- [Supplied data]

▼▼▼

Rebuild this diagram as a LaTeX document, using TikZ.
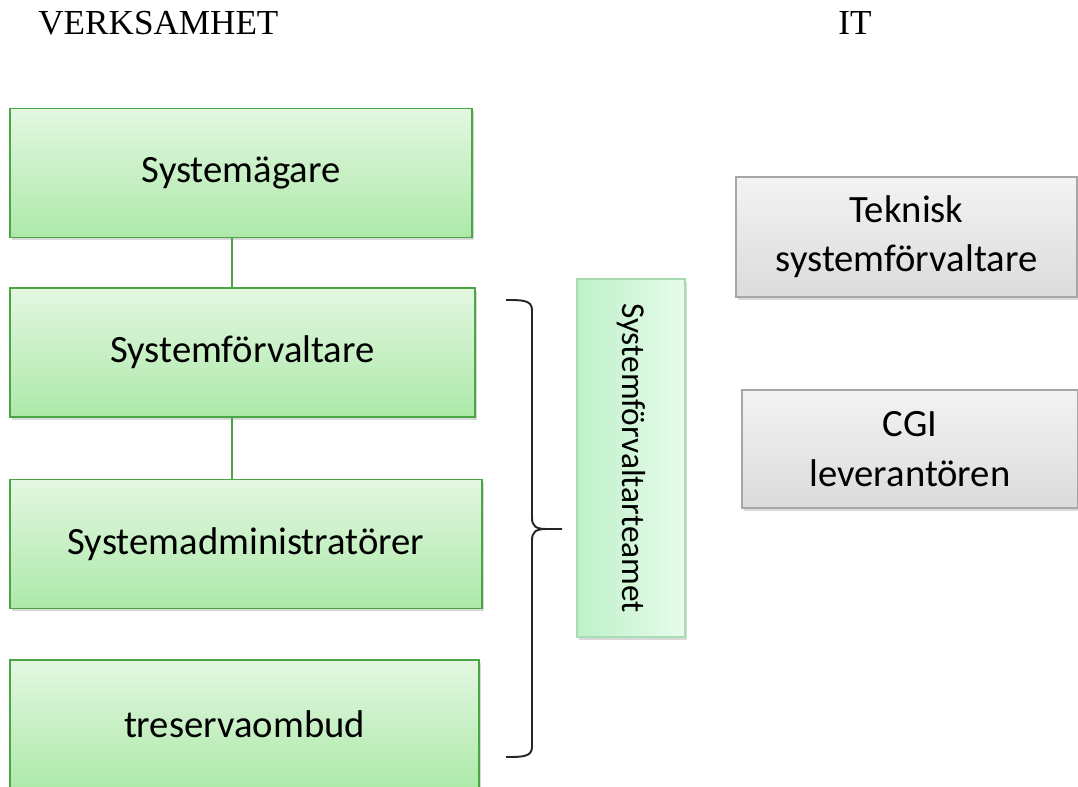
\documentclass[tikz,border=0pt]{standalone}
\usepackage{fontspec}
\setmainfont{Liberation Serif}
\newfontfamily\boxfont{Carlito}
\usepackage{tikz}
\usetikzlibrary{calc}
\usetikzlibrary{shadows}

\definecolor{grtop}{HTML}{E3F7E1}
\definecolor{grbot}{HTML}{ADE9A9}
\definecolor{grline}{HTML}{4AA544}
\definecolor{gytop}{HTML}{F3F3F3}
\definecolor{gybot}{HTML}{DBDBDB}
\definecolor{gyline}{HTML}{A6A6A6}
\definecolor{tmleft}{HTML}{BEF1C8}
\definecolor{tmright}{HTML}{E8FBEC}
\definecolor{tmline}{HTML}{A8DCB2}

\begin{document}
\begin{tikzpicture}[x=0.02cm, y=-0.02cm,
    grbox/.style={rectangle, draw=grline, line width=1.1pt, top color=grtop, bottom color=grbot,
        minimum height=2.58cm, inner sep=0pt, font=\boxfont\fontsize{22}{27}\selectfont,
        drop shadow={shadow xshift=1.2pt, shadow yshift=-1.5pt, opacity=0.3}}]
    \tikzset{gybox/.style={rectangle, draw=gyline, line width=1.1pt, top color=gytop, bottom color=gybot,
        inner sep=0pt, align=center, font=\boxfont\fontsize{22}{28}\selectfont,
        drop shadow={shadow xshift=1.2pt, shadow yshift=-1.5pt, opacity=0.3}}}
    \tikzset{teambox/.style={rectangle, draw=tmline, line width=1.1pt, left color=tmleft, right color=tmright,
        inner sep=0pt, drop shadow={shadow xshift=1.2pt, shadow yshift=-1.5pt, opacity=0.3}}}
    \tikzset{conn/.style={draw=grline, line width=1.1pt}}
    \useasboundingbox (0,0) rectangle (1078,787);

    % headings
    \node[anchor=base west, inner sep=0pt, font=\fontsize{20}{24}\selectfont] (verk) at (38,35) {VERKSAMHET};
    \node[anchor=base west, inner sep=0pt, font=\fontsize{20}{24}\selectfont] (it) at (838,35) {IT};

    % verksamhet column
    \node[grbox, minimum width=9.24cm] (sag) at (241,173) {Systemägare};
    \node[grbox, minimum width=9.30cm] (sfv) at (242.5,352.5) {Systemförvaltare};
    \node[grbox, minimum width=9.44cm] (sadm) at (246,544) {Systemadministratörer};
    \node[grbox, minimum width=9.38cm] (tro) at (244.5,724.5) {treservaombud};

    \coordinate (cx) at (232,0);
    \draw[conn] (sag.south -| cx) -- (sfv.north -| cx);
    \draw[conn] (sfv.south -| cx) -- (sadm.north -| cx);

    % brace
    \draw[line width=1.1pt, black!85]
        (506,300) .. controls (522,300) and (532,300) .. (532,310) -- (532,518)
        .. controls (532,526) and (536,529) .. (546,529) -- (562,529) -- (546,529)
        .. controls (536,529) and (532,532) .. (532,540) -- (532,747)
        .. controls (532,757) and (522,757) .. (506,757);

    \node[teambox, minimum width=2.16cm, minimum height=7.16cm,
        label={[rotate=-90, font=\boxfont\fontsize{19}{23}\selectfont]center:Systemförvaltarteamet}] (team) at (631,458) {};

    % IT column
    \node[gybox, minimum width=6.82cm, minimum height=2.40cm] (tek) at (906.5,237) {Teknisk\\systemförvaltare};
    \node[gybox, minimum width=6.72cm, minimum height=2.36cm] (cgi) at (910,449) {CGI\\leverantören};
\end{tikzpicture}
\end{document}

▲▲▲
▼▼▼

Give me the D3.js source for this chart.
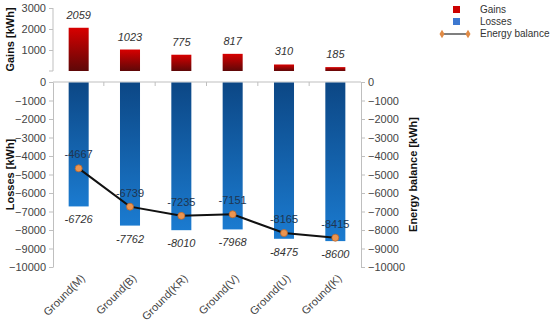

▲▲▲

- [Exercise details]
Each line with the string "this" in it needs to be found and copied.

- [Solution to the problem]
Rebuild this diagram as a LaTeX document, using TikZ.
Give me the D3.js source for this chart.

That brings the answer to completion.